Uncertainty is difficult.  But there is also a potential for joy in it.  After all, the joy of surprise depends on not knowing.  Take a lead from my German shepherd, Sherpa.

When we go to the park she wants to play the Stick Game.  What’s the Stick Game?  First, I find a good stick to throw.  Then, I tease her: before I throw it, I spin around like a madman, trying to psych her out with a fake throw.  For a good 10-15 seconds I pull out all tricks: as I erratically move around, I try to hide the stick behind my back, I constantly startle-stop and fake-throw in all directions. Throughout the entire time, my dog is right on me, tracking my every move, starting off in this or that direction as she tries to extrapolate the direction of the eventual throw.  She likes this simple fun.  What’s not to like?

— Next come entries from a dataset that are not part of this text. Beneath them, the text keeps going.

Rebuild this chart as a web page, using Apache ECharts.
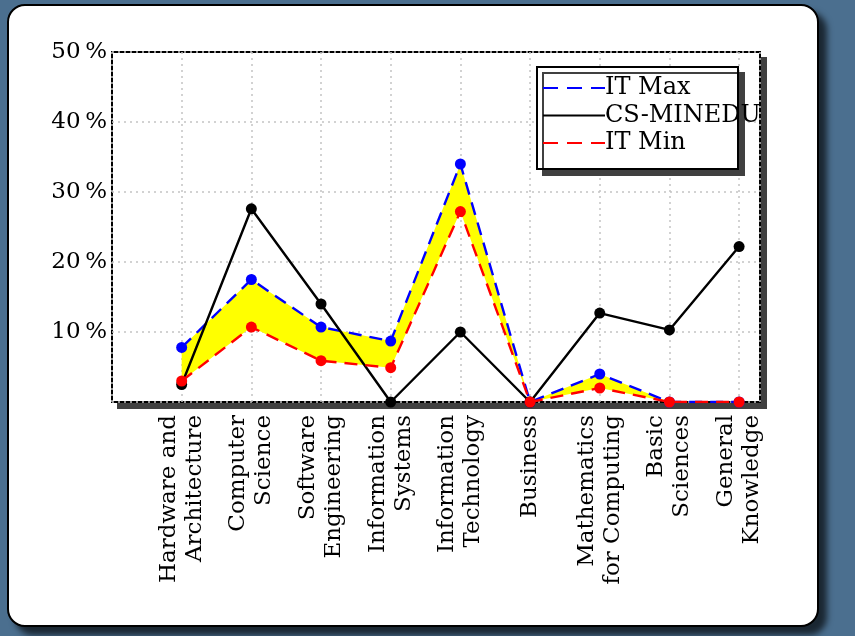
<!DOCTYPE html>
<html>
<head>
<meta charset="utf-8">
<script src="https://cdn.jsdelivr.net/npm/echarts@6/dist/echarts.min.js"></script>
<style>
  html, body { margin: 0; padding: 0; width: 855px; height: 636px; background: #4b6f8f; overflow: hidden; }
  #card {
    position: absolute; left: 7px; top: 4px; width: 808px; height: 619px;
    background: #fff; border: 2px solid #000; border-radius: 18px;
    box-shadow: 8px 8px 6px rgba(0,0,0,0.65);
  }
  #plotShadow { position: absolute; left: 117px; top: 57px; width: 650px; height: 352px; background: #404040; }
  #plotFrame {
    position: absolute; left: 111px; top: 51px; width: 646px; height: 348px;
    background: #fff; border: 2px solid #000;
  }
  #chart { position: absolute; left: 0; top: 0; width: 855px; height: 636px; }
</style>
</head>
<body>
<div id="card"></div>
<div id="plotShadow"></div>
<div id="plotFrame"></div>
<div id="chart"></div>
<script>
// Knowledge areas (x axis)
const categories = [
  'Hardware and\nArchitecture',
  'Computer\nScience',
  'Software\nEngineering',
  'Information\nSystems',
  'Information\nTechnology',
  'Business',
  'Mathematics\nfor Computing',
  'Basic\nSciences',
  'General\nKnowledge'
];
// Share of curriculum, in percent
const itMax     = [7.8, 17.5, 10.7, 8.7, 34.0, 0, 4.0, 0, 0];
const csMinedu  = [2.5, 27.6, 14.0, 0, 10.0, 0, 12.7, 10.3, 22.2];
const itMin     = [3.0, 10.7, 5.9, 4.9, 27.2, 0, 2.0, 0, 0];
const yTicks    = [10, 20, 30, 40, 50];
const seriesNames = ['IT Max', 'CS-MINEDU', 'IT Min'];

const FONT = 'DejaVu Serif';
const pts = arr => arr.map((v, i) => [i + 1, v]);

const chart = echarts.init(document.getElementById('chart'), null, { renderer: 'canvas' });

const legendRows = [
  { name: seriesNames[0], color: '#0000ff', dash: [15, 9] },
  { name: seriesNames[1], color: '#000000', dash: null },
  { name: seriesNames[2], color: '#ff0000', dash: [15, 9] }
];
const legendEls = [{
  type: 'rect', z: 20,
  shape: { x: 537, y: 67, width: 201, height: 102 },
  style: { fill: '#fff', stroke: '#000', lineWidth: 2,
           shadowColor: '#404040', shadowOffsetX: 6, shadowOffsetY: 6, shadowBlur: 0 }
}];
legendRows.forEach((r, k) => {
  const y = 88 + k * 27.5;
  legendEls.push({
    type: 'line', z: 21,
    shape: { x1: 543, y1: y, x2: 605, y2: y },
    style: { stroke: r.color, lineWidth: 2.2, lineDash: r.dash || 'solid' }
  });
  legendEls.push({
    type: 'text', z: 21, x: 605, y: y,
    style: { text: r.name, fill: '#000', font: '24px "' + FONT + '"',
             textAlign: 'left', textVerticalAlign: 'middle' }
  });
});

// Filled range between the IT maximum and minimum curves
function renderBand(params, api) {
  if (params.dataIndex !== 0) return null;
  const upper = itMax.map((v, i) => api.coord([i + 1, v]));
  const lower = itMin.map((v, i) => api.coord([i + 1, v])).reverse();
  return {
    type: 'polygon',
    shape: { points: upper.concat(lower) },
    style: { fill: '#ffff00', stroke: 'none' }
  };
}

const gridLine = { show: true, lineStyle: { color: '#c4c4c4', type: [2, 4], width: 1.5 } };

const option = {
  animation: false,
  textStyle: { fontFamily: FONT },
  grid: { left: 112, right: 95, top: 52, bottom: 234, show: false },
  xAxis: {
    type: 'value', min: 0, max: 9.3, interval: 1,
    axisLine: { show: false }, axisTick: { show: false },
    splitLine: gridLine,
    axisLabel: {
      rotate: 90, margin: 13, fontSize: 23, fontFamily: FONT, color: '#000', lineHeight: 26,
      formatter: v => (Number.isInteger(v) && v >= 1 && v <= categories.length) ? categories[v - 1] : ''
    }
  },
  yAxis: {
    type: 'value', min: 0, max: 50, interval: 10,
    axisLine: { show: false }, axisTick: { show: false },
    splitLine: gridLine,
    axisLabel: {
      margin: 5, fontSize: 23, fontFamily: FONT, color: '#000',
      formatter: v => yTicks.includes(v) ? v + '\u2009%' : ''
    }
  },
  series: [
    {
      type: 'custom', renderItem: renderBand, data: [[1, 0]], silent: true, z: 1,
      clip: false
    },
    {
      name: seriesNames[0], type: 'line', data: pts(itMax),
      symbol: 'circle', symbolSize: 11, itemStyle: { color: '#0000ff' },
      lineStyle: { color: '#0000ff', width: 2.4, type: [13, 8] }, z: 3
    },
    {
      name: seriesNames[1], type: 'line', data: pts(csMinedu),
      symbol: 'circle', symbolSize: 11, itemStyle: { color: '#000' },
      lineStyle: { color: '#000', width: 2.4 }, z: 4
    },
    {
      name: seriesNames[2], type: 'line', data: pts(itMin),
      symbol: 'circle', symbolSize: 11, itemStyle: { color: '#ff0000' },
      lineStyle: { color: '#ff0000', width: 2.4, type: [13, 8] }, z: 5
    }
  ],
  graphic: { elements: legendEls }
};
chart.setOption(option);
</script>
</body>
</html>
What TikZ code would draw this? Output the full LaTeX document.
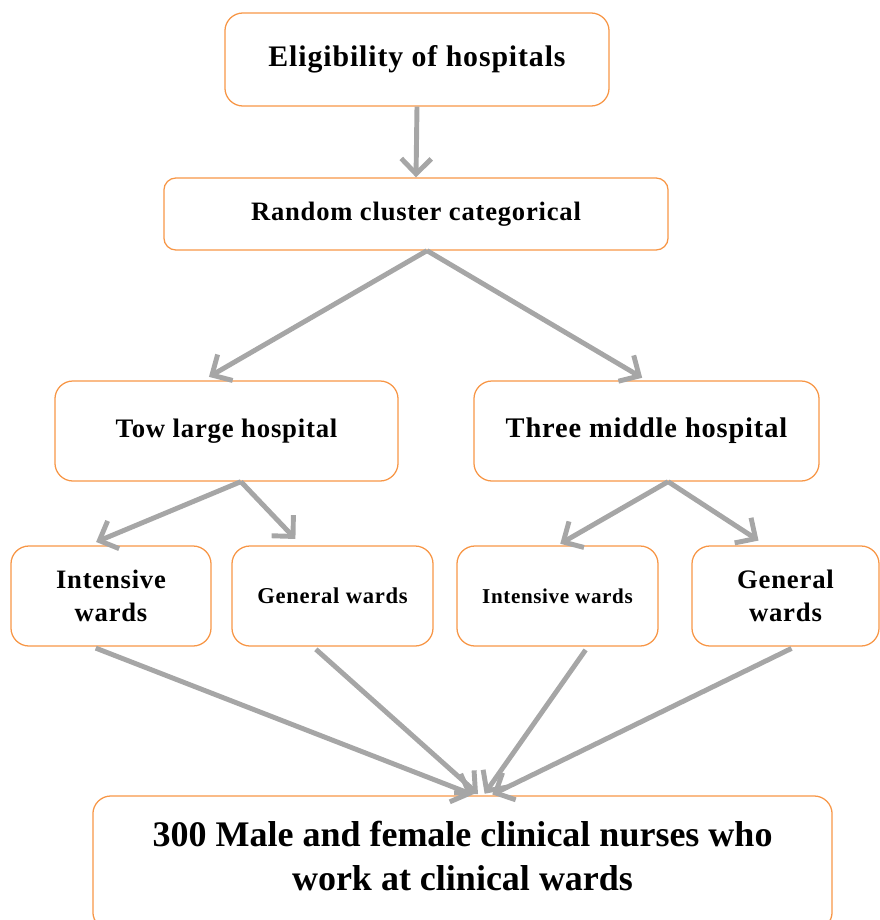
\documentclass[tikz,border=0pt]{standalone}
\usepackage{fontspec}
\setmainfont{Liberation Serif}
\newfontfamily\spacedfont{Liberation Serif}[LetterSpace=3]
\usetikzlibrary{arrows.meta,positioning}

\definecolor{boxorange}{RGB}{247,150,70}
\definecolor{arrowgray}{RGB}{166,166,166}

\tikzset{
  stagebox/.style={draw=boxorange, line width=0.9pt, rounded corners=0.45cm, align=center, inner sep=2pt},
  flowarrow/.style={draw=arrowgray, line width=3.5pt, -{Straight Barb[length=0.38cm,width=0.75cm]}},
}

\begin{document}
\begin{tikzpicture}[x=0.025cm, y=-0.025cm]
\useasboundingbox (0,0) rectangle (880,920);

% ==== Top levels ====
\node[stagebox, minimum width=9.6cm, minimum height=2.325cm, font={\spacedfont\bfseries\fontsize{21.2}{25}\selectfont}] (elig) at (417,59.5) {Eligibility of hospitals};
\node[stagebox, rounded corners=0.3cm, minimum width=12.6cm, minimum height=1.8cm, font={\spacedfont\bfseries\fontsize{18.9}{22}\selectfont}] (rand) at (416,214) {Random cluster categorical};

% ==== Hospitals ====
\node[stagebox, minimum width=8.575cm, minimum height=2.5cm, font={\spacedfont\bfseries\fontsize{19}{22}\selectfont}] (tow) at (226.5,431) {Tow large hospital};
\node[stagebox, minimum width=8.625cm, minimum height=2.5cm, font={\spacedfont\bfseries\fontsize{20.2}{24}\selectfont}] (three) at (646.5,431) {Three middle hospital};

% ==== Wards ====
\node[stagebox, minimum width=5cm, minimum height=2.5cm, font={\spacedfont\bfseries\fontsize{18.9}{23.5}\selectfont}] (intL) at (111,596) {Intensive\\wards};
\node[stagebox, minimum width=5.025cm, minimum height=2.5cm, font={\spacedfont\bfseries\fontsize{16.1}{19}\selectfont}] (genL) at (332.5,596) {General wards};
\node[stagebox, minimum width=5.025cm, minimum height=2.5cm, font={\spacedfont\bfseries\fontsize{15}{18}\selectfont}] (intR) at (557.5,596) {Intensive wards};
\node[stagebox, minimum width=4.675cm, minimum height=2.5cm, font={\spacedfont\bfseries\fontsize{19}{23.5}\selectfont}] (genR) at (785.5,596) {General\\wards};

% ==== Sample ====
\node[stagebox, minimum width=18.475cm, minimum height=3.35cm, text depth=0.35cm, font={\bfseries\fontsize{25.6}{31.3}\selectfont}] (nurses) at (462.5,863) {300 Male and female clinical nurses who\\work at clinical wards};

% Arrows between levels
\draw[flowarrow] (elig.south) -- (rand.north);
\draw[flowarrow, shorten >=0.175cm] ([xshift=0.275cm]rand.south) -- ([xshift=-0.59cm]tow.north);
\draw[flowarrow, shorten >=0.125cm] ([xshift=0.275cm]rand.south) -- (three.north);

\draw[flowarrow, shorten >=0.22cm] ([xshift=0.36cm]tow.south) -- ([xshift=-0.575cm]intL.north);
\draw[flowarrow, shorten >=0.22cm] ([xshift=0.36cm]tow.south) -- ([xshift=-0.775cm]genL.north);
\draw[flowarrow, shorten >=0.08cm] ([xshift=0.54cm]three.south) -- (intR.north);
\draw[flowarrow, shorten >=0.22cm] ([xshift=0.54cm]three.south) -- ([xshift=-0.49cm]genR.north);

% Wards into the sample
\foreach \ward/\from/\to in {intL/-0.475/0.3, genL/-0.49/0.425, intR/0.76/0.525, genR/0.24/0.7}
    \draw[flowarrow, shorten <=0.1cm, shorten >=0.05cm] ([xshift=\from cm]\ward.south) -- ([xshift=\to cm]nurses.north);

\end{tikzpicture}
\end{document}
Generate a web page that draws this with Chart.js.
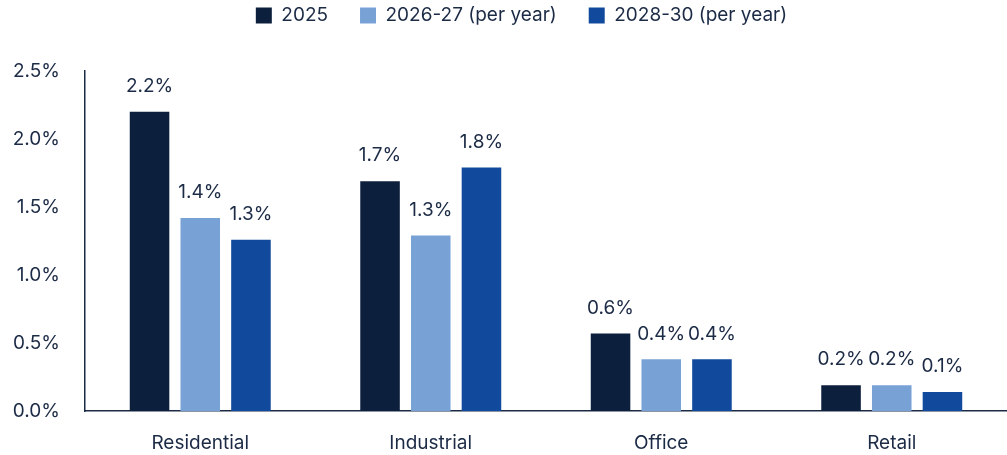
<!DOCTYPE html>
<html>
<head>
<meta charset="utf-8">
<script src="https://cdn.jsdelivr.net/npm/chart.js@4"></script>
<style>
  html, body { margin: 0; padding: 0; background: #fff; }
  #wrap { width: 1007px; height: 455px; }
</style>
</head>
<body>
<div id="wrap"><canvas id="chart" width="1007" height="455"></canvas></div>
<script>
const categories = ['Residential', 'Industrial', 'Office', 'Retail'];
const seriesNames = ['2025', '2026-27 (per year)', '2028-30 (per year)'];
const values2025 = [2.2, 1.69, 0.57, 0.19];
const values2627 = [1.42, 1.29, 0.38, 0.19];
const values2830 = [1.26, 1.79, 0.38, 0.14];
const yTicks = [0, 0.5, 1.0, 1.5, 2.0, 2.5];

const colors = ['#0c1f3d', '#78a2d6', '#114a9c'];
const textColor = '#1b2a45';
const fontFamily = 'Inter, "Noto Sans", sans-serif';

// draws the value above each bar
const barLabels = {
  id: 'barLabels',
  afterDatasetsDraw(chart) {
    const ctx = chart.ctx;
    ctx.save();
    ctx.fillStyle = textColor;
    ctx.font = '19px ' + fontFamily;
    ctx.textAlign = 'center';
    ctx.textBaseline = 'bottom';
    chart.data.datasets.forEach((ds, i) => {
      chart.getDatasetMeta(i).data.forEach((bar, j) => {
        ctx.fillText(ds.data[j].toFixed(1) + '%', bar.x, bar.y - 16);
      });
    });
    ctx.restore();
  }
};

// legend in the original sits a bit right of the canvas centre
const legendShift = {
  id: 'legendShift',
  afterLayout(chart) {
    if (chart.legend) {
      chart.legend.left += 18;
      chart.legend.right += 18;
    }
  }
};

const ctx = document.getElementById('chart').getContext('2d');
new Chart(ctx, {
  type: 'bar',
  data: {
    labels: categories,
    datasets: [values2025, values2627, values2830].map((vals, i) => ({
      label: seriesNames[i],
      data: vals,
      backgroundColor: colors[i],
      borderWidth: 0,
      barPercentage: 0.78,
      categoryPercentage: 0.66
    }))
  },
  options: {
    responsive: false,
    animation: false,
    layout: { padding: { top: -26, right: 0, left: 0, bottom: 0 } },
    plugins: {
      legend: {
        position: 'top',
        labels: {
          color: textColor,
          font: { family: fontFamily, size: 19 },
          boxWidth: 16,
          boxHeight: 16,
          padding: 32
        }
      },
      // empty title used as a spacer under the legend
      title: {
        display: true,
        text: '',
        weight: 500,
        font: { size: 1, lineHeight: 1 },
        padding: { top: 17, bottom: 18 }
      },
      tooltip: { enabled: false }
    },
    scales: {
      x: {
        afterFit(axis) { axis.height = 44; },
        grid: { display: false, drawTicks: false },
        border: { color: textColor, width: 1.5 },
        ticks: { color: textColor, font: { family: fontFamily, size: 19 }, padding: 21 }
      },
      y: {
        min: 0,
        max: 2.5,
        afterBuildTicks(axis) { axis.ticks = yTicks.map(v => ({ value: v })); },
        afterFit(axis) { axis.width = 85; },
        grid: { display: false, drawTicks: false },
        border: { color: textColor, width: 1.5 },
        ticks: {
          color: textColor,
          font: { family: fontFamily, size: 19 },
          padding: 25,
          callback: v => v.toFixed(1) + '%'
        }
      }
    }
  },
  plugins: [barLabels, legendShift]
});
</script>
</body>
</html>
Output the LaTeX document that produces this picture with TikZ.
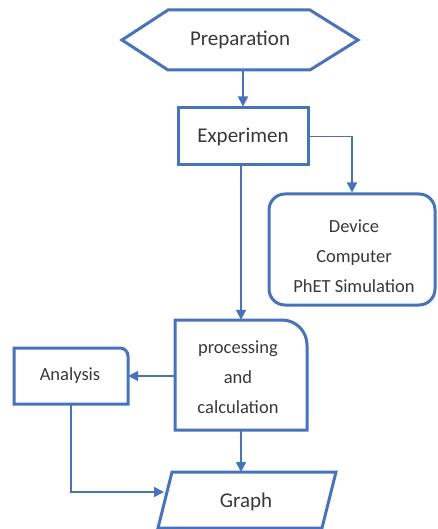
\documentclass[tikz,border=0pt]{standalone}
\usepackage{fontspec}
\setmainfont{Carlito}
\usetikzlibrary{arrows.meta,calc}
\definecolor{fblue}{RGB}{68,114,196}
\definecolor{ftext}{RGB}{56,56,56}
\begin{document}
\begin{tikzpicture}[x=1pt,y=-1pt,
  shapeline/.style={draw=fblue,line width=3pt},
  conn/.style={draw=fblue,line width=1.8pt,-{Triangle[length=10pt,width=10pt]}},
  lbl/.style={text=ftext,font=\fontsize{21}{25}\selectfont,inner sep=0pt},
  sml/.style={text=ftext,font=\fontsize{18.5}{30}\selectfont,align=center,inner sep=0pt}]
\useasboundingbox (0,0) rectangle (437,529);

% Preparation hexagon
\draw[shapeline] (122,40) -- (168,10) -- (310,10) -- (358,40) -- (310,70) -- (168,70) -- cycle;
\node[lbl,minimum width=236pt,minimum height=60pt] (prep) at (240,40) {Preparation};

% Experimen
\node[shapeline,lbl,rectangle,minimum width=130pt,minimum height=57pt] (exp) at (243,136.5) {Experimen};

% Device box
\node[shapeline,rounded corners=16pt,minimum width=166pt,minimum height=111pt] (dev) at (352,249.5) {};
\node[sml] (devtxt) at (354,256) {Device\\Computer\\PhET Simulation};

% processing and calculation
\node[minimum width=132pt,minimum height=110pt,inner sep=0pt] (proc) at (241,375) {};
\draw[shapeline] (175,320) -- (175,430) -- (307,430) -- (307,345) to[out=90,in=0] (282,320) -- cycle;
\node[sml] (proctxt) at (238,377) {processing\\and\\calculation};

% Analysis
\node[minimum width=114pt,minimum height=56pt,inner sep=0pt] (ana) at (71,376) {};
\draw[shapeline] (14,348) -- (14,404) -- (128,404) -- (128,356) to[out=90,in=0] (120,348) -- cycle;
\node[sml] (anatxt) at (70,376) {Analysis};

% Graph
\draw[shapeline] (172,472) -- (336,472) -- (322,528) -- (158,528) -- cycle;
\node[lbl] (graph) at (246,502) {Graph};
\coordinate (gtop) at (243,472);
\coordinate (gleft) at (164,492);

% connectors
\draw[conn] (exp.north |- prep.south) -- (exp.north);
\draw[conn] (exp.east) -| (dev.north);
\draw[conn] (proc.north |- exp.south) -- (proc.north);
\draw[conn] (proc.west |- ana.east) -- (ana.east);
\draw[conn] (proc.south) -- (proc.south |- gtop);
\draw[conn] (ana.south) |- (gleft);
\end{tikzpicture}
\end{document}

As she is testing her hypotheses about which direction I will eventually throw the stick, she stands to either confirm her hypothesis, which is fun, or, if her hypothesis is wrong, she stands to be surprised, which, of course, is also fun.

A prediction isn’t an entitlement to a particular version of future but a mere tug-of-war with time in which we pitch the experiences of our past against the unknown of the future.  Enjoy the game of uncertainty.  Fetch yourself a moment of engaged unknowing!

ps: Sherpa is my second German shepherd; my first was Karma (1990s).